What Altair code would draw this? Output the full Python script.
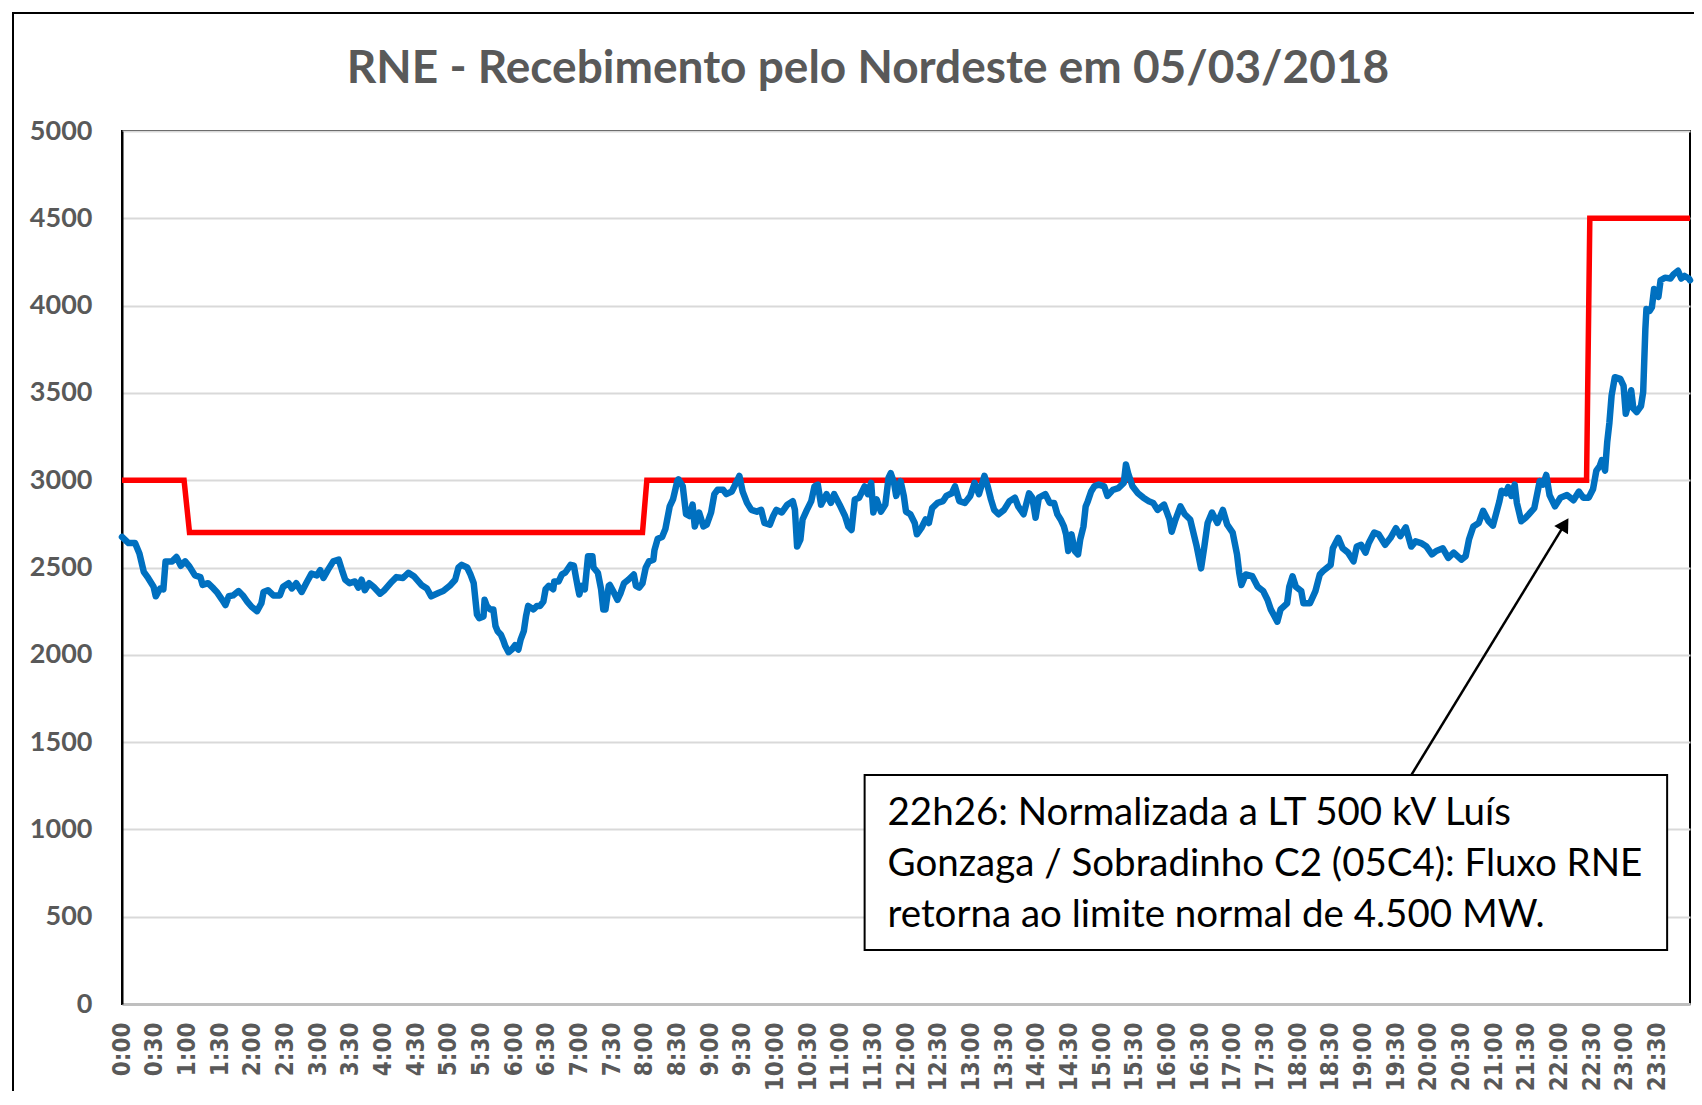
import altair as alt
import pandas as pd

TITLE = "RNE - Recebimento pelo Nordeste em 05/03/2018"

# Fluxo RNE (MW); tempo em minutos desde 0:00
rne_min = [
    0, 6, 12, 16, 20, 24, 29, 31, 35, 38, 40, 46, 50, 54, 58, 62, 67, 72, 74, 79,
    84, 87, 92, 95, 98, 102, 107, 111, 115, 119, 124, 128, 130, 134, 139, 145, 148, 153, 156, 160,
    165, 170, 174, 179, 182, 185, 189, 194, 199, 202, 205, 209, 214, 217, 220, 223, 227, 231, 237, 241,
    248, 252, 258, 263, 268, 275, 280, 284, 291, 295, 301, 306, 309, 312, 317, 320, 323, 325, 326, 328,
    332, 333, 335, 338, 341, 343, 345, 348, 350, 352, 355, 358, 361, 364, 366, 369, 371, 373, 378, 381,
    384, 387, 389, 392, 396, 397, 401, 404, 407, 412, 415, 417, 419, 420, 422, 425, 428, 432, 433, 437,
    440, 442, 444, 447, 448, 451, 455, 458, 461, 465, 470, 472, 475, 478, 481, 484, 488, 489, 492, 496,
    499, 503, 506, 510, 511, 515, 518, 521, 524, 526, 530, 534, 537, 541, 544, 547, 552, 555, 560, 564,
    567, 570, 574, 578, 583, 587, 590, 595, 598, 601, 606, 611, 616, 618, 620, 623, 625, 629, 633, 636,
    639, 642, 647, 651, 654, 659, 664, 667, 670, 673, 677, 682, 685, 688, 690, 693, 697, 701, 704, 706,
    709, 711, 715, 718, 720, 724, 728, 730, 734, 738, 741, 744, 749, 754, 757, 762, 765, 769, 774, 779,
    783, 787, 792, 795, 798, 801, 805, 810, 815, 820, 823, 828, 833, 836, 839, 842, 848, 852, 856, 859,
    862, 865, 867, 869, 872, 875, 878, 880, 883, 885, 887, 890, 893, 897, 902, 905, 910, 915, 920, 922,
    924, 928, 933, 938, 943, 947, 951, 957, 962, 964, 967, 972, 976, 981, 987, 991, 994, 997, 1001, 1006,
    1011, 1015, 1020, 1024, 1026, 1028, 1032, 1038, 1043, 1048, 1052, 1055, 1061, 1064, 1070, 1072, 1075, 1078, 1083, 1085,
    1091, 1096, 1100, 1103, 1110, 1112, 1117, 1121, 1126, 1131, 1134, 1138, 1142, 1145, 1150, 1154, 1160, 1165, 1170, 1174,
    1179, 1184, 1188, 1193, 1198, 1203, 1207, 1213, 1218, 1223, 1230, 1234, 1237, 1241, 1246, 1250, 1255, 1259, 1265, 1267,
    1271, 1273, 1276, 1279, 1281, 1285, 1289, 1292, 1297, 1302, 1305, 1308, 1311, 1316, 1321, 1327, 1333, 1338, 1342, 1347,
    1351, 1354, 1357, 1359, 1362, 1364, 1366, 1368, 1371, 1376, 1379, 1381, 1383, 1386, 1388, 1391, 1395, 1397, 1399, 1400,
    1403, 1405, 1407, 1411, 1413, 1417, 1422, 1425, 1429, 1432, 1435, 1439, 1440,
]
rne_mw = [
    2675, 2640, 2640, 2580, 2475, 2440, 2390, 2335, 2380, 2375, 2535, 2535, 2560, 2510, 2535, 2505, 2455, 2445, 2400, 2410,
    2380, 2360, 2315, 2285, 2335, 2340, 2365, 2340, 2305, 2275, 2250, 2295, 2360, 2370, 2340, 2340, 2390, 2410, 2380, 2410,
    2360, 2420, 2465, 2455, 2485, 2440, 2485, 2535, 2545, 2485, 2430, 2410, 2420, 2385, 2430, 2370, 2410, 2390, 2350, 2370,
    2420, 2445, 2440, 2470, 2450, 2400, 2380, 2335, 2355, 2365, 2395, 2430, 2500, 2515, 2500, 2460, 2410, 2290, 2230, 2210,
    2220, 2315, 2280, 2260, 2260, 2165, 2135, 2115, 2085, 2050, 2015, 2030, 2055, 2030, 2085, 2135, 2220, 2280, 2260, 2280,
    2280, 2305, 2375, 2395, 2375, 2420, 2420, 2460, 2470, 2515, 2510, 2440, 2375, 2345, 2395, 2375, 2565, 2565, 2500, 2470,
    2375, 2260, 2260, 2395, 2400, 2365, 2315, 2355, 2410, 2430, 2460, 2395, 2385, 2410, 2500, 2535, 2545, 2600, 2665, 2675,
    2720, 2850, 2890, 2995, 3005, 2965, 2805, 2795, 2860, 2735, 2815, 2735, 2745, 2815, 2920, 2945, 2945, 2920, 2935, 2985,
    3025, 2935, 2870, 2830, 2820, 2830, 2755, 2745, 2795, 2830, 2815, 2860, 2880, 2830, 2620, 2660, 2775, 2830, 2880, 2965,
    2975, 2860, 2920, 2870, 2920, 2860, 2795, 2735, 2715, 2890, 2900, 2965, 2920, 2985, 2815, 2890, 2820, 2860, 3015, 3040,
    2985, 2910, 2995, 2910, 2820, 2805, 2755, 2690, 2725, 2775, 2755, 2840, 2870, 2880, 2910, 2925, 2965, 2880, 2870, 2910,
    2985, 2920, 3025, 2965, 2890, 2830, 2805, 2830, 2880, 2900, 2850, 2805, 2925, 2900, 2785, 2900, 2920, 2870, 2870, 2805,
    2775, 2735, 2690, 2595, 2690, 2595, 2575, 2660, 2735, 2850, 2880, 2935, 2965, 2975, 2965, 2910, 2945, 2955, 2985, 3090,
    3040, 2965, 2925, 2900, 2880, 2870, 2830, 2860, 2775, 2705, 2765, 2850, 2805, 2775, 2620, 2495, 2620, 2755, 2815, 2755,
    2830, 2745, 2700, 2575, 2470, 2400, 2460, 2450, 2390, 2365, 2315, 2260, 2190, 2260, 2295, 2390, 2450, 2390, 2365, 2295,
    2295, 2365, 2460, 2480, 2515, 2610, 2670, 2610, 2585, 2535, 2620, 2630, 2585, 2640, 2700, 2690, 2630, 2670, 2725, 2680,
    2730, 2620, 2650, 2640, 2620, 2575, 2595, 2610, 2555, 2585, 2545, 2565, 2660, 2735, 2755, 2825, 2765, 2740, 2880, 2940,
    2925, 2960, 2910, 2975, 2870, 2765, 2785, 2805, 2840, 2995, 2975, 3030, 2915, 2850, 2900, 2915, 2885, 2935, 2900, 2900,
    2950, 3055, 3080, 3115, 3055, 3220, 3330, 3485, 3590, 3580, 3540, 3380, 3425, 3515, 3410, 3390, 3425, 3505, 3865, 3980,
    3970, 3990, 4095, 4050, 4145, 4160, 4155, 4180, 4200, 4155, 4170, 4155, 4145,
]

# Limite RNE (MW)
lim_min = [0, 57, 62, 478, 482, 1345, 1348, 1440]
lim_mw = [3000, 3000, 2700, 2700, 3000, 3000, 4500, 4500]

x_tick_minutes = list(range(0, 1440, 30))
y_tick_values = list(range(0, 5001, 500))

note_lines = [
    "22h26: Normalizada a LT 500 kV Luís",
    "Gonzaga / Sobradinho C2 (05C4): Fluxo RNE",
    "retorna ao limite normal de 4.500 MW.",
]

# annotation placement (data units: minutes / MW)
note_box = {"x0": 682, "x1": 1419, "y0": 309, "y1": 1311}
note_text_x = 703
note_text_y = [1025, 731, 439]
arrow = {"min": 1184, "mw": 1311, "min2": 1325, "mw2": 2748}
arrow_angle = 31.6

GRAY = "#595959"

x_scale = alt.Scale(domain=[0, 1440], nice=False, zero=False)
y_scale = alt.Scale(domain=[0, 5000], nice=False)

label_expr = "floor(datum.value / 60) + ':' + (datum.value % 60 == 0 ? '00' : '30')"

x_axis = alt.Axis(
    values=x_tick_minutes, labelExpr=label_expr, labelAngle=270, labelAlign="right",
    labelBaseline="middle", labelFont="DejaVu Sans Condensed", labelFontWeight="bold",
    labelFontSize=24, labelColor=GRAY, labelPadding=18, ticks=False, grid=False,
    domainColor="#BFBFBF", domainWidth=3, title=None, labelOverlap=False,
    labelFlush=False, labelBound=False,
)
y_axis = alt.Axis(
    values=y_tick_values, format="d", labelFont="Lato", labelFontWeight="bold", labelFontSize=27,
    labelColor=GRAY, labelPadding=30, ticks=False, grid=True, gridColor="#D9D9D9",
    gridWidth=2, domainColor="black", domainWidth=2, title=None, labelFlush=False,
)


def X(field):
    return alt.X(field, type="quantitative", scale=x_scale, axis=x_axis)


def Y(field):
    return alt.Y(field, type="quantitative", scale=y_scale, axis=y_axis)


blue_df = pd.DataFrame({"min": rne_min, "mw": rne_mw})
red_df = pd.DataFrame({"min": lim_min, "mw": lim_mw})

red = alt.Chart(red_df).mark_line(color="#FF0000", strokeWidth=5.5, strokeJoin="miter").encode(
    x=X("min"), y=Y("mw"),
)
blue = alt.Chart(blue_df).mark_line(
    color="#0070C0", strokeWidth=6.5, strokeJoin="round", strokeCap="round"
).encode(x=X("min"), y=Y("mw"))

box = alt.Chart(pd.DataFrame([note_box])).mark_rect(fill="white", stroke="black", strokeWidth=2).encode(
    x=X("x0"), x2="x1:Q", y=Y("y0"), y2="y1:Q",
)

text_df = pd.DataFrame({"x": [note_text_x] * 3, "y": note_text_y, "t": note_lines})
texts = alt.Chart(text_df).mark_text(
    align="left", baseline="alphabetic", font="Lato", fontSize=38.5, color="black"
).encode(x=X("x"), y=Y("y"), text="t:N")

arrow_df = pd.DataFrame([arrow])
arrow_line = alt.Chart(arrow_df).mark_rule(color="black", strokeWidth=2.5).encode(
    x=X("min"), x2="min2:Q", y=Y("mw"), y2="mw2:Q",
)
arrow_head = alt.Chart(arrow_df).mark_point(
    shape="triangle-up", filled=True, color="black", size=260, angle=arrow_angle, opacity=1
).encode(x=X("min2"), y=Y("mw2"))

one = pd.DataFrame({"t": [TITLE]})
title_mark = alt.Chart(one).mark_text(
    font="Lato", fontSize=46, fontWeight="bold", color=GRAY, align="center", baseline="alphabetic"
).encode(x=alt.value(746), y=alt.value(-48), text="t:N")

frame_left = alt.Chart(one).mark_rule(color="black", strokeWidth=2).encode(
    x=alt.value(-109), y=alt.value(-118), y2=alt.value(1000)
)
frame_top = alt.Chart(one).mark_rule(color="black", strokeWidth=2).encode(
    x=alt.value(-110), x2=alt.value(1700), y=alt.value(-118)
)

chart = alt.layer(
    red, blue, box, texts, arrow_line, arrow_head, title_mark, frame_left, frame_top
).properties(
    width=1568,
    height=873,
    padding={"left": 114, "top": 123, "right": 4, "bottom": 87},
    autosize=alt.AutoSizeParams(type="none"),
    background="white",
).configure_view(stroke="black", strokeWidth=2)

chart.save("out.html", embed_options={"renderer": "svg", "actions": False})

____

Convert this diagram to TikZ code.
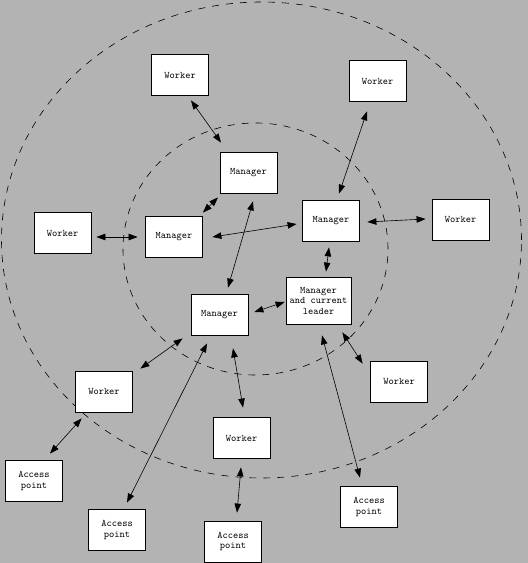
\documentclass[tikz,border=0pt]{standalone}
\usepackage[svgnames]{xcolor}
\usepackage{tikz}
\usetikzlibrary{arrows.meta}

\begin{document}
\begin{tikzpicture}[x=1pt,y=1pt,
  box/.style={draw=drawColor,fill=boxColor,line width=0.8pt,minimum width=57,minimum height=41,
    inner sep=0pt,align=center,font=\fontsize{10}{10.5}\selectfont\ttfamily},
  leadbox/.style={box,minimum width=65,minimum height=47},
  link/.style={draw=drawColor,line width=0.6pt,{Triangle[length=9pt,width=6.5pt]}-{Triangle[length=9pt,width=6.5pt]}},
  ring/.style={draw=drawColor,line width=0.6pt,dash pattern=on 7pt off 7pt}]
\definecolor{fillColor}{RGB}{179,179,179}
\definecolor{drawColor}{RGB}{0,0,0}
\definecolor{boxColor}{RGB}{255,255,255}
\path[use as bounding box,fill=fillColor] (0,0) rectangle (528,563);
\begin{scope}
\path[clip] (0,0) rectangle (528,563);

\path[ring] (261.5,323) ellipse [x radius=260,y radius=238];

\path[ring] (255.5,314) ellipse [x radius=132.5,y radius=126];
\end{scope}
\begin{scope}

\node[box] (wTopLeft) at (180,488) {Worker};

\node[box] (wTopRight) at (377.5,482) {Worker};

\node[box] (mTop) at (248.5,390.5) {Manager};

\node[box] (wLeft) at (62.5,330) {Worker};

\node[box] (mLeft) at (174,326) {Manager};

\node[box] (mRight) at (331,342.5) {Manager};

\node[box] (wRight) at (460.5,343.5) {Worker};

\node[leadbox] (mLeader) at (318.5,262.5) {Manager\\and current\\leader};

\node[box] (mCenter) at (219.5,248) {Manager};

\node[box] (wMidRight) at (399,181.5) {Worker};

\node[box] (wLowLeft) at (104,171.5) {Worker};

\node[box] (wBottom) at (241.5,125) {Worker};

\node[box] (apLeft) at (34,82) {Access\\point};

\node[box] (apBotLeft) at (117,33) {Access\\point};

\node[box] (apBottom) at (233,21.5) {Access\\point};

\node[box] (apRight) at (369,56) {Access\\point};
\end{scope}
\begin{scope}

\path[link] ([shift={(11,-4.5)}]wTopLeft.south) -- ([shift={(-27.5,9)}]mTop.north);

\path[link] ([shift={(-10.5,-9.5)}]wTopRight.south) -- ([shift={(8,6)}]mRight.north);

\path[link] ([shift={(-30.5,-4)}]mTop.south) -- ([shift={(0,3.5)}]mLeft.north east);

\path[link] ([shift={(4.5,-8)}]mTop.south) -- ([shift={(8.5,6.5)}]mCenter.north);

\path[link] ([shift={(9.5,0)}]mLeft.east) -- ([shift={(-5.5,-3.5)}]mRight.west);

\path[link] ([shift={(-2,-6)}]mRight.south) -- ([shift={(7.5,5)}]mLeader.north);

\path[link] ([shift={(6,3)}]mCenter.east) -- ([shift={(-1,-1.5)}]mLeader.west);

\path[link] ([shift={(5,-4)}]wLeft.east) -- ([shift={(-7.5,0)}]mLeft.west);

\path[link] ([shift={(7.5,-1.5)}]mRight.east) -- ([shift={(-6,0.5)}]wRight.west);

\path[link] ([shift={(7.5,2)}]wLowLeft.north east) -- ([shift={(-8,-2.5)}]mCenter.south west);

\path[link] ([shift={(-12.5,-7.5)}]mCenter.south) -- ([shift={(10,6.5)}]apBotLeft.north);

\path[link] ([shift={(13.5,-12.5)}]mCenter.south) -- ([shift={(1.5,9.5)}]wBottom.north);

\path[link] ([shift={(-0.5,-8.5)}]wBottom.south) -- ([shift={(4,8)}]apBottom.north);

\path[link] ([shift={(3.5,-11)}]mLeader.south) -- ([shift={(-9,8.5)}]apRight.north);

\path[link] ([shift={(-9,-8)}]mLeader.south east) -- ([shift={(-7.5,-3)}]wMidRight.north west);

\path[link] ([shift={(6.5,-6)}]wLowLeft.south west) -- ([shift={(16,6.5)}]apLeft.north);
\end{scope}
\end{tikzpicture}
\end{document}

____

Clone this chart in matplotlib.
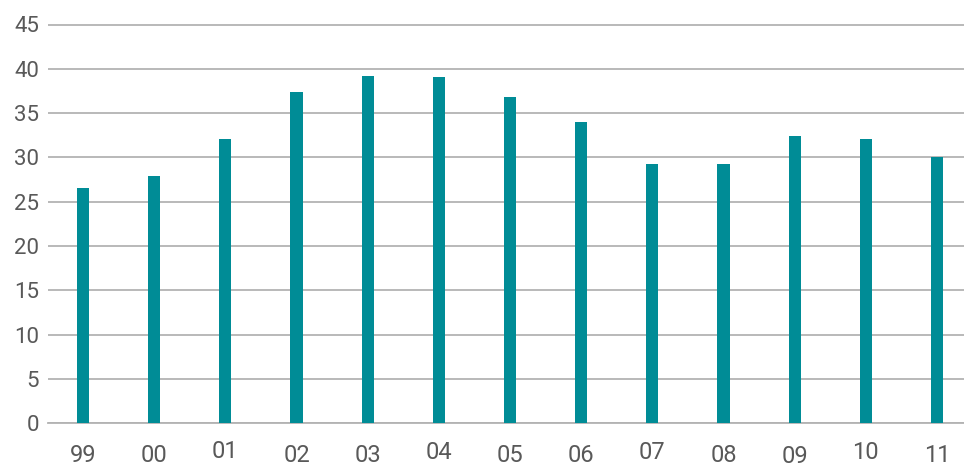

____

Give back, unchanged, each line from the one containing "What Altair code" through the one containing "- Recebimento pelo". Pictures are to be left out.

What Altair code would draw this? Output the full Python script.
import altair as alt
import pandas as pd

TITLE = "RNE - Recebimento pelo Nordeste em 05/03/2018"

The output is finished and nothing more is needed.